A few weeks later, the paper is officially “published”, and will be referred to in the media as “peer-reviewed”. The few-week delay is because the journal employs some underpayed lackeys to edit the paper for typos and grammar, and also to “improve” formatting. Frequently enough, this introduces substantial errors into the paper which the authors do not manage to catch. Partly for this reason:
Almost anybody who wants to read the paper, reads it on arXiv instead of from the journal.

Most of the meaningful “peer review” happens immediately before and after the arXiv posting. The one or two referees are largely incidental, and are less likely to give high-quality feedback than the hand-picked colleagues to whom the paper was originally sent.

There are many papers that just aren’t read that carefully before peer review. Maybe the authors don’t have friends in the right niche. Similarly, there are papers which are read by a few of the authors’ friends, but not by anyone outside of some tight-knit community. Formal peer review serves as a pretty strong push to incentivize both authors and potential readers to transfer information across subfield boundaries. That’s quite valuable.

It’s not clear if this situation is stable. Why not just neglect journal submissions altogether? There’s a weak incentive to get your papers into journals: it looks weird, when applying for jobs (and funding), if you don’t. Younger folks care less about this than older faculty, though, so it’s possible that the incentive to shepherd papers through the review process will get weaker over time, diluting one of the few formal mechanisms for accountability. Personally I rather like peer review as an institution (ever if I frequently can’t stand dealing with referee reports), and hope that something much like it sticks around. I can’t imagine what.

Lastly note that, in all of the above, nobody had the job of “check that the paper is correct”. The authors do their best, of course, but can’t be meaningfully said to “check” anything. The recipients of an early draft of the paper are likely best-positioned to comment on correctness, and in my experience they often do, but they can hardly be said to be an uninterested third party. The reviewers assigned by the journal are not checking for correctness, but rather for obvious errors, and evaluating for relevance. As a result papers are “published” without any dedicated check specifically designed to weed out incorrect results (with the exception of those measures put in place by the authors themselves).
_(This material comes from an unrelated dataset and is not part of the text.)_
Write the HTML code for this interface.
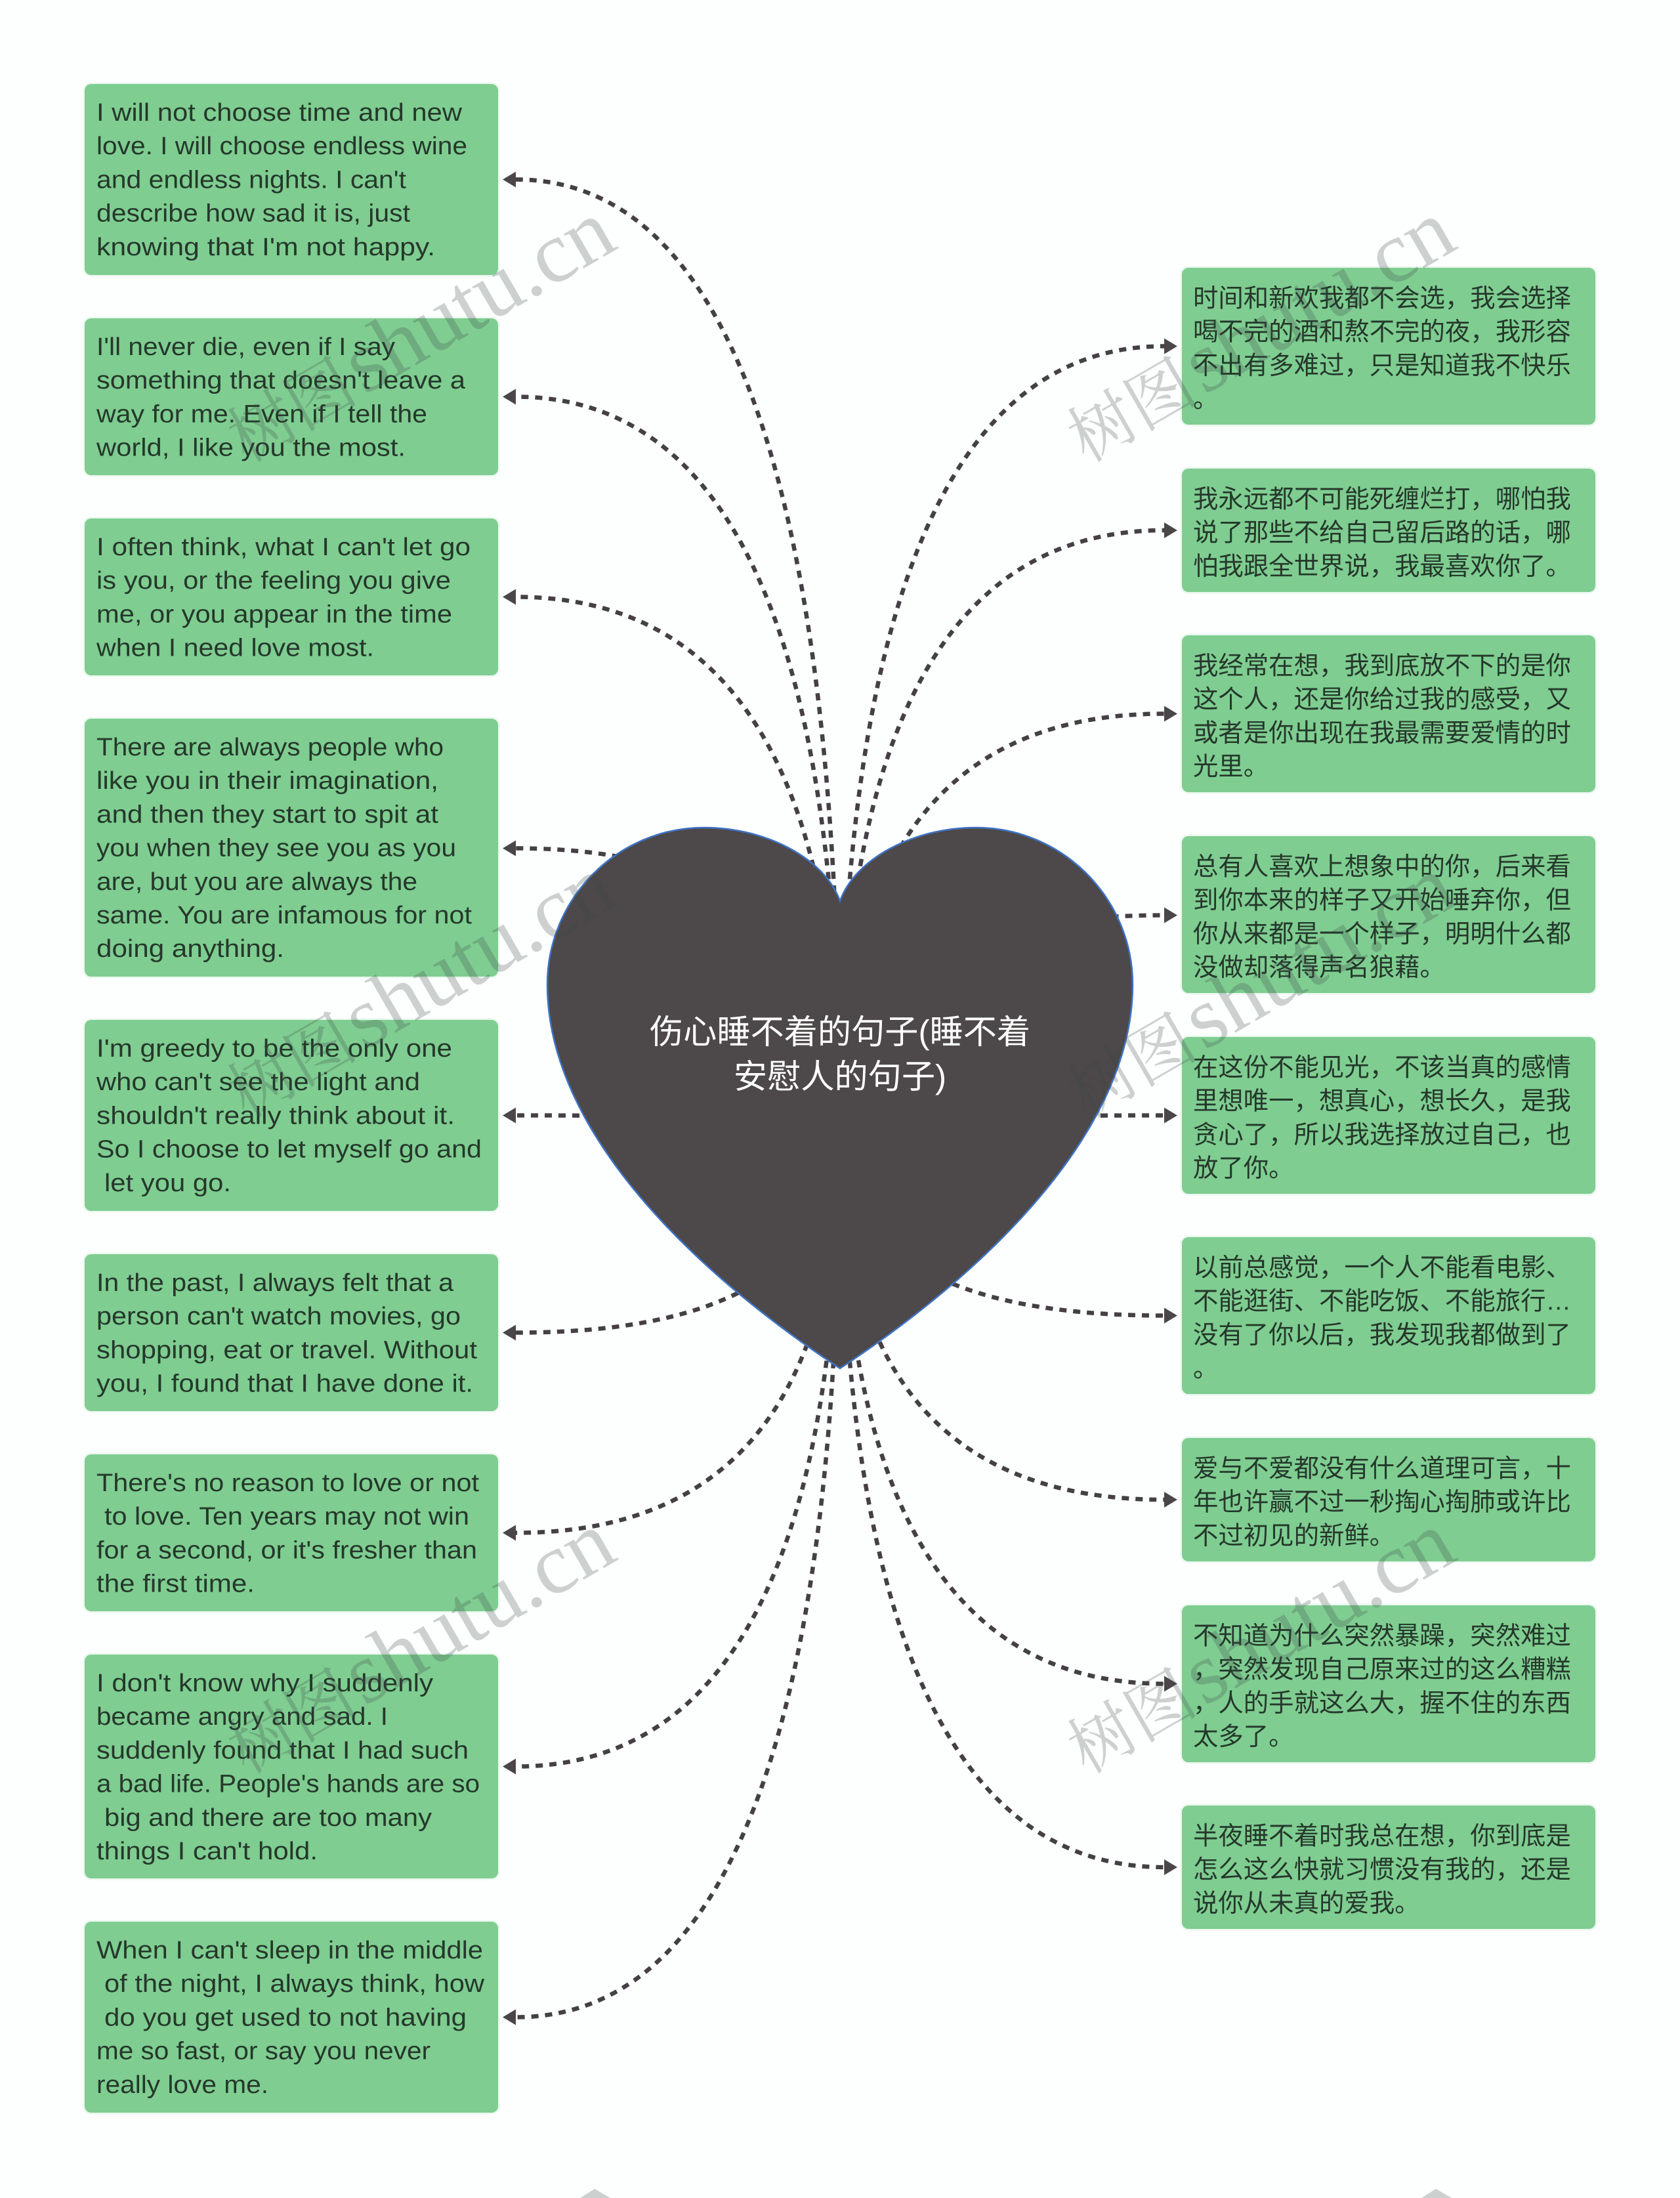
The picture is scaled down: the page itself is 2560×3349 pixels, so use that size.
<!DOCTYPE html>
<html lang="zh-CN"><head><meta charset="utf-8"><title>伤心睡不着的句子</title>
<style>
html,body{margin:0;padding:0;background:#fcfffe;width:2560px;height:3349px;overflow:hidden}
svg{display:block}
.b{fill:#7fcd91;stroke:#7fcd91;stroke-opacity:.14;stroke-width:5;paint-order:stroke}
.t{font-family:"Liberation Sans","Noto Sans CJK SC",sans-serif;font-size:38.4px;fill:#25382b}
text.t[textLength]{transform:translate(2px,-2px)}
text.t:not([textLength]){transform:translate(0,1.5px)}
.c{fill:none;stroke:#454045;stroke-width:6.5;stroke-dasharray:11 10}
.a{fill:#4b4648}
.w1{font-size:100px;fill:#3c4646;fill-opacity:.25;font-family:"Noto Serif CJK SC",serif}
.w2{font-size:132px;fill:#3c4646;fill-opacity:.25;font-family:"Liberation Serif",serif}
</style></head><body>
<svg xmlns="http://www.w3.org/2000/svg" width="2560" height="3349" viewBox="0 0 2560 3349">
<rect width="2560" height="3349" fill="#fcfffe"/>

<!-- connectors -->
<path class="c" d="M1280 1717Q1280 273.500 786 273.500"/>
<path class="c" d="M1280 1717Q1280 604.500 786 604.500"/>
<path class="c" d="M1280 1717Q1280 909.500 786 909.500"/>
<path class="c" d="M1280 1717Q1280 1292.500 786 1292.500"/>
<path class="c" d="M1280 1717Q1280 1699.500 786 1699.500"/>
<path class="c" d="M1280 1717Q1280 2030.500 786 2030.500"/>
<path class="c" d="M1280 1717Q1280 2335.500 786 2335.500"/>
<path class="c" d="M1280 1717Q1280 2691.500 786 2691.500"/>
<path class="c" d="M1280 1717Q1280 3073.500 786 3073.500"/>
<path class="c" d="M1280 1717Q1280 527.500 1774 527.500"/>
<path class="c" d="M1280 1717Q1280 808 1774 808"/>
<path class="c" d="M1280 1717Q1280 1087.500 1774 1087.500"/>
<path class="c" d="M1280 1717Q1280 1394.500 1774 1394.500"/>
<path class="c" d="M1280 1717Q1280 1699.500 1774 1699.500"/>
<path class="c" d="M1280 1717Q1280 2004.500 1774 2004.500"/>
<path class="c" d="M1280 1717Q1280 2285 1774 2285"/>
<path class="c" d="M1280 1717Q1280 2565.500 1774 2565.500"/>
<path class="c" d="M1280 1717Q1280 2845 1774 2845"/>

<!-- arrowheads -->
<polygon class="a" points="766,273.500 786,261.500 786,285.500"/>
<polygon class="a" points="766,604.500 786,592.500 786,616.500"/>
<polygon class="a" points="766,909.500 786,897.500 786,921.500"/>
<polygon class="a" points="766,1292.500 786,1280.500 786,1304.500"/>
<polygon class="a" points="766,1699.500 786,1687.500 786,1711.500"/>
<polygon class="a" points="766,2030.500 786,2018.500 786,2042.500"/>
<polygon class="a" points="766,2335.500 786,2323.500 786,2347.500"/>
<polygon class="a" points="766,2691.500 786,2679.500 786,2703.500"/>
<polygon class="a" points="766,3073.500 786,3061.500 786,3085.500"/>
<polygon class="a" points="1794,527.500 1774,515.500 1774,539.500"/>
<polygon class="a" points="1794,808 1774,796 1774,820"/>
<polygon class="a" points="1794,1087.500 1774,1075.500 1774,1099.500"/>
<polygon class="a" points="1794,1394.500 1774,1382.500 1774,1406.500"/>
<polygon class="a" points="1794,1699.500 1774,1687.500 1774,1711.500"/>
<polygon class="a" points="1794,2004.500 1774,1992.500 1774,2016.500"/>
<polygon class="a" points="1794,2285 1774,2273 1774,2297"/>
<polygon class="a" points="1794,2565.500 1774,2553.500 1774,2577.500"/>
<polygon class="a" points="1794,2845 1774,2833 1774,2857"/>

<!-- heart -->
<path d="M1280 1373C1258 1310 1170 1261 1073 1261C940 1261 834 1370 834 1500C834 1725 1060 1940 1280 2085C1500 1940 1726 1725 1726 1500C1726 1370 1620 1261 1487 1261C1390 1261 1302 1310 1280 1373Z" fill="#4d4849" stroke="#3f73c4" stroke-width="2.500"/>
<text x="1280" y="1590" text-anchor="middle" font-family="'Liberation Sans','Noto Sans CJK SC',sans-serif" font-size="51.200" fill="#fff">伤心睡不着的句子(睡不着</text>
<text x="1280" y="1658" text-anchor="middle" font-family="'Liberation Sans','Noto Sans CJK SC',sans-serif" font-size="51.200" fill="#fff">安慰人的句子)</text>

<!-- left boxes -->
<rect class="b" x="129" y="128" width="630" height="291" rx="10"/>
<text class="t" x="145" y="186" textLength="557" lengthAdjust="spacingAndGlyphs">I will not choose time and new</text>
<text class="t" x="145" y="237.200" textLength="565" lengthAdjust="spacingAndGlyphs">love. I will choose endless wine</text>
<text class="t" x="145" y="288.400" textLength="472" lengthAdjust="spacingAndGlyphs">and endless nights. I can't</text>
<text class="t" x="145" y="339.600" textLength="478" lengthAdjust="spacingAndGlyphs">describe how sad it is, just</text>
<text class="t" x="145" y="390.800" textLength="516" lengthAdjust="spacingAndGlyphs">knowing that I'm not happy.</text>

<rect class="b" x="129" y="485" width="630" height="239" rx="10"/>
<text class="t" x="145" y="543" textLength="455" lengthAdjust="spacingAndGlyphs">I'll never die, even if I say</text>
<text class="t" x="145" y="594.200" textLength="562" lengthAdjust="spacingAndGlyphs">something that doesn't leave a</text>
<text class="t" x="145" y="645.400" textLength="504" lengthAdjust="spacingAndGlyphs">way for me. Even if I tell the</text>
<text class="t" x="145" y="696.600" textLength="471" lengthAdjust="spacingAndGlyphs">world, I like you the most.</text>

<rect class="b" x="129" y="790" width="630" height="239" rx="10"/>
<text class="t" x="145" y="848" textLength="570" lengthAdjust="spacingAndGlyphs">I often think, what I can't let go</text>
<text class="t" x="145" y="899.200" textLength="540" lengthAdjust="spacingAndGlyphs">is you, or the feeling you give</text>
<text class="t" x="145" y="950.400" textLength="542" lengthAdjust="spacingAndGlyphs">me, or you appear in the time</text>
<text class="t" x="145" y="1001.600" textLength="423" lengthAdjust="spacingAndGlyphs">when I need love most.</text>

<rect class="b" x="129" y="1095" width="630" height="393" rx="10"/>
<text class="t" x="145" y="1153" textLength="529" lengthAdjust="spacingAndGlyphs">There are always people who</text>
<text class="t" x="145" y="1204.200" textLength="521" lengthAdjust="spacingAndGlyphs">like you in their imagination,</text>
<text class="t" x="145" y="1255.400" textLength="521" lengthAdjust="spacingAndGlyphs">and then they start to spit at</text>
<text class="t" x="145" y="1306.600" textLength="548" lengthAdjust="spacingAndGlyphs">you when they see you as you</text>
<text class="t" x="145" y="1357.800" textLength="489" lengthAdjust="spacingAndGlyphs">are, but you are always the</text>
<text class="t" x="145" y="1409" textLength="572" lengthAdjust="spacingAndGlyphs">same. You are infamous for not</text>
<text class="t" x="145" y="1460.200" textLength="286" lengthAdjust="spacingAndGlyphs">doing anything.</text>

<rect class="b" x="129" y="1554" width="630" height="291" rx="10"/>
<text class="t" x="145" y="1612" textLength="542" lengthAdjust="spacingAndGlyphs">I'm greedy to be the only one</text>
<text class="t" x="145" y="1663.200" textLength="493" lengthAdjust="spacingAndGlyphs">who can't see the light and</text>
<text class="t" x="145" y="1714.400" textLength="546" lengthAdjust="spacingAndGlyphs">shouldn't really think about it.</text>
<text class="t" x="145" y="1765.600" textLength="587" lengthAdjust="spacingAndGlyphs">So I choose to let myself go and</text>
<text class="t" x="157" y="1816.800" textLength="193" lengthAdjust="spacingAndGlyphs">let you go.</text>

<rect class="b" x="129" y="1911" width="630" height="239" rx="10"/>
<text class="t" x="145" y="1969" textLength="544" lengthAdjust="spacingAndGlyphs">In the past, I always felt that a</text>
<text class="t" x="145" y="2020.200" textLength="555" lengthAdjust="spacingAndGlyphs">person can't watch movies, go</text>
<text class="t" x="145" y="2071.400" textLength="580" lengthAdjust="spacingAndGlyphs">shopping, eat or travel. Without</text>
<text class="t" x="145" y="2122.600" textLength="574" lengthAdjust="spacingAndGlyphs">you, I found that I have done it.</text>

<rect class="b" x="129" y="2216" width="630" height="239" rx="10"/>
<text class="t" x="145" y="2274" textLength="583" lengthAdjust="spacingAndGlyphs">There's no reason to love or not</text>
<text class="t" x="157" y="2325.200" textLength="556" lengthAdjust="spacingAndGlyphs">to love. Ten years may not win</text>
<text class="t" x="145" y="2376.400" textLength="580" lengthAdjust="spacingAndGlyphs">for a second, or it's fresher than</text>
<text class="t" x="145" y="2427.600" textLength="241" lengthAdjust="spacingAndGlyphs">the first time.</text>

<rect class="b" x="129" y="2521" width="630" height="341" rx="10"/>
<text class="t" x="145" y="2579" textLength="513" lengthAdjust="spacingAndGlyphs">I don't know why I suddenly</text>
<text class="t" x="145" y="2630.200" textLength="444" lengthAdjust="spacingAndGlyphs">became angry and sad. I</text>
<text class="t" x="145" y="2681.400" textLength="567" lengthAdjust="spacingAndGlyphs">suddenly found that I had such</text>
<text class="t" x="145" y="2732.600" textLength="584" lengthAdjust="spacingAndGlyphs">a bad life. People's hands are so</text>
<text class="t" x="157" y="2783.800" textLength="499" lengthAdjust="spacingAndGlyphs">big and there are too many</text>
<text class="t" x="145" y="2835" textLength="337" lengthAdjust="spacingAndGlyphs">things I can't hold.</text>

<rect class="b" x="129" y="2928" width="630" height="291" rx="10"/>
<text class="t" x="145" y="2986" textLength="589" lengthAdjust="spacingAndGlyphs">When I can't sleep in the middle</text>
<text class="t" x="157" y="3037.200" textLength="579" lengthAdjust="spacingAndGlyphs">of the night, I always think, how</text>
<text class="t" x="157" y="3088.400" textLength="552" lengthAdjust="spacingAndGlyphs">do you get used to not having</text>
<text class="t" x="145" y="3139.600" textLength="509" lengthAdjust="spacingAndGlyphs">me so fast, or say you never</text>
<text class="t" x="145" y="3190.800" textLength="262" lengthAdjust="spacingAndGlyphs">really love me.</text>

<!-- right boxes -->
<rect class="b" x="1801" y="408" width="630" height="239" rx="10"/>
<text class="t" x="1818" y="466">时间和新欢我都不会选，我会选择</text>
<text class="t" x="1818" y="517.200">喝不完的酒和熬不完的夜，我形容</text>
<text class="t" x="1818" y="568.400">不出有多难过，只是知道我不快乐</text>
<text class="t" x="1818" y="619.600">。</text>

<rect class="b" x="1801" y="714" width="630" height="188" rx="10"/>
<text class="t" x="1818" y="772">我永远都不可能死缠烂打，哪怕我</text>
<text class="t" x="1818" y="823.200">说了那些不给自己留后路的话，哪</text>
<text class="t" x="1818" y="874.400">怕我跟全世界说，我最喜欢你了。</text>

<rect class="b" x="1801" y="968" width="630" height="239" rx="10"/>
<text class="t" x="1818" y="1026">我经常在想，我到底放不下的是你</text>
<text class="t" x="1818" y="1077.200">这个人，还是你给过我的感受，又</text>
<text class="t" x="1818" y="1128.400">或者是你出现在我最需要爱情的时</text>
<text class="t" x="1818" y="1179.600">光里。</text>

<rect class="b" x="1801" y="1274" width="630" height="239" rx="10"/>
<text class="t" x="1818" y="1332">总有人喜欢上想象中的你，后来看</text>
<text class="t" x="1818" y="1383.200">到你本来的样子又开始唾弃你，但</text>
<text class="t" x="1818" y="1434.400">你从来都是一个样子，明明什么都</text>
<text class="t" x="1818" y="1485.600">没做却落得声名狼藉。</text>

<rect class="b" x="1801" y="1580" width="630" height="239" rx="10"/>
<text class="t" x="1818" y="1638">在这份不能见光，不该当真的感情</text>
<text class="t" x="1818" y="1689.200">里想唯一，想真心，想长久，是我</text>
<text class="t" x="1818" y="1740.400">贪心了，所以我选择放过自己，也</text>
<text class="t" x="1818" y="1791.600">放了你。</text>

<rect class="b" x="1801" y="1885" width="630" height="239" rx="10"/>
<text class="t" x="1818" y="1943">以前总感觉，一个人不能看电影、</text>
<text class="t" x="1818" y="1994.200">不能逛街、不能吃饭、不能旅行…</text>
<text class="t" x="1818" y="2045.400">没有了你以后，我发现我都做到了</text>
<text class="t" x="1818" y="2096.600">。</text>

<rect class="b" x="1801" y="2191" width="630" height="188" rx="10"/>
<text class="t" x="1818" y="2249">爱与不爱都没有什么道理可言，十</text>
<text class="t" x="1818" y="2300.200">年也许赢不过一秒掏心掏肺或许比</text>
<text class="t" x="1818" y="2351.400">不过初见的新鲜。</text>

<rect class="b" x="1801" y="2446" width="630" height="239" rx="10"/>
<text class="t" x="1818" y="2504">不知道为什么突然暴躁，突然难过</text>
<text class="t" x="1818" y="2555.200">，突然发现自己原来过的这么糟糕</text>
<text class="t" x="1818" y="2606.400">，人的手就这么大，握不住的东西</text>
<text class="t" x="1818" y="2657.600">太多了。</text>

<rect class="b" x="1801" y="2751" width="630" height="188" rx="10"/>
<text class="t" x="1818" y="2809">半夜睡不着时我总在想，你到底是</text>
<text class="t" x="1818" y="2860.200">怎么这么快就习惯没有我的，还是</text>
<text class="t" x="1818" y="2911.400">说你从未真的爱我。</text>

<!-- watermarks -->
<text class="w1" transform="translate(375,706) rotate(-30)">树图</text>
<text class="w2" transform="translate(555,602) rotate(-30)" textLength="450" lengthAdjust="spacingAndGlyphs">shutu.cn</text>
<text class="w1" transform="translate(1655,706) rotate(-30)">树图</text>
<text class="w2" transform="translate(1835,602) rotate(-30)" textLength="450" lengthAdjust="spacingAndGlyphs">shutu.cn</text>
<text class="w1" transform="translate(375,1705) rotate(-30)">树图</text>
<text class="w2" transform="translate(555,1601) rotate(-30)" textLength="450" lengthAdjust="spacingAndGlyphs">shutu.cn</text>
<text class="w1" transform="translate(1655,1705) rotate(-30)">树图</text>
<text class="w2" transform="translate(1835,1601) rotate(-30)" textLength="450" lengthAdjust="spacingAndGlyphs">shutu.cn</text>
<text class="w1" transform="translate(375,2704) rotate(-30)">树图</text>
<text class="w2" transform="translate(555,2600) rotate(-30)" textLength="450" lengthAdjust="spacingAndGlyphs">shutu.cn</text>
<text class="w1" transform="translate(1655,2704) rotate(-30)">树图</text>
<text class="w2" transform="translate(1835,2600) rotate(-30)" textLength="450" lengthAdjust="spacingAndGlyphs">shutu.cn</text>
<path d="M884 3349L906 3335L930 3349Z M2166 3349L2188 3335L2212 3349Z" fill="#3c4646" fill-opacity=".25"/>
</svg>
</body></html>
This is as it should be! Published papers are the primary mechanism for physicists to communicate with each other. They’re published because open communication is preferable to just sending private notes between a small group of friends. To the extent that formal publication (as opposed to just posting to arXiv) accomplishes anything, it raises the profile of the paper to other researchers.

This is critical: the publication of a paper is intended as a signal to other researchers (perhaps including those somewhat outside the original field). It should not be taken as a signal to the media or to the general public, and the institution of formal peer-review is completely unsuited to that task.

I think this raises an important question: what institution is responsible for signaling to the broader public that a result is correct? I don’t think we really have one. There are practices that appear to attempt to fill this role: press releases, science journalists, review articles, and white papers. Press releases are clearly untrustworthy. Science journalism would be the most trustworthy source if the journalists were good, but this requires both deep technical knowledge and all the standard journalistic practice, and I think that’s quite rare. Review articles are extremely valuable, but often written by interested parties, and incomprehensible to people too far from research. White papers do better, but I think are uncommon, and are still not often neutral.

As far as I can tell, creating a trusted and trustworthy institution for transferring information from researchers to the public remains an open problem.